Sunday 17 July 2016

How can a graduate school applicant improve his application for next year's season?


It seems I'm about to have a bad application season, as all schools I'm waiting to hear from have given out offers of admissions to other applicants. I'm trying to come up with a viable plan to turn my application into a successful one for next year's season.


Here are some important things to note:




  1. I come from an unknown school, but my reference writers earned their Ph.Ds from well-known schools in the U.S. (top 25 via NRC ranking). They all encouraged me to apply to top 30 programs in the US.





  2. I am an international applicant.




  3. I am interested in pure mathematics.




Some fall-back plans I have is to actually get involved in research during the summer and fall, and I'm hoping I can get a serious publication out of doing this.


So for the people who have served on admissions committees in the past, what else can I do? Should I not bother to apply to the same programs I applied to this year?



Answer




Publish. I have seen the following pattern more than once. (1) Applicant X applies to my department's PhD program and is rejected, not for any major flaws, but just for not standing out from the crowd. (2) X joins a MS program at a different university. (3) As a master's student, X publishes one paper and has two more in submission (or at least preparation). (4) X reapplies to my department's PhD program, with a detailed technical discussion of his results in his statement of purpose and stellar letters from his new department. (5) X is admitted in the first round, with a fellowship.
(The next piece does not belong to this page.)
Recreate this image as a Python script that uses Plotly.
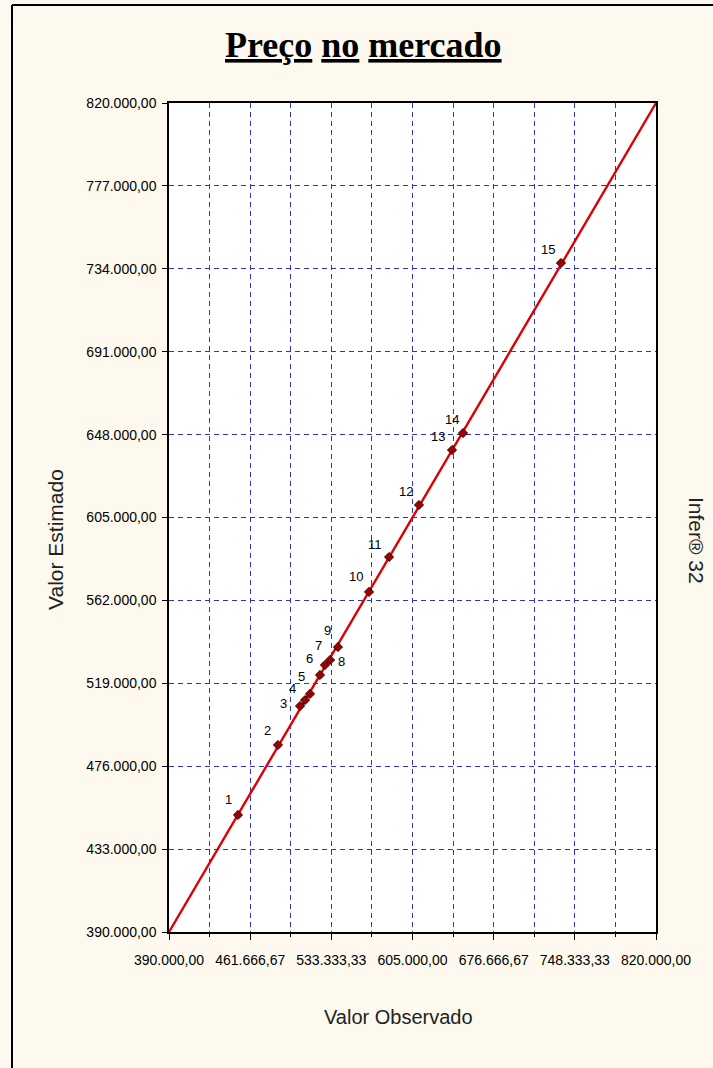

If you haven't done so already, show your complete application to the people who wrote your rec letters, and ask for their brutally honest feedback, especially on your statement. Often students who write statements without some faculty feedback write them to the wrong audience. ("I'm smart; hire me." makes a bad statement of purpose. "Here is the mathematics I've worked on and what I'm interested in looking at next." is much better.)


It's a long shot, but if your recommenders know faculty at the schools you applied to, you might be able to get some second-hand feedback through them. Maybe.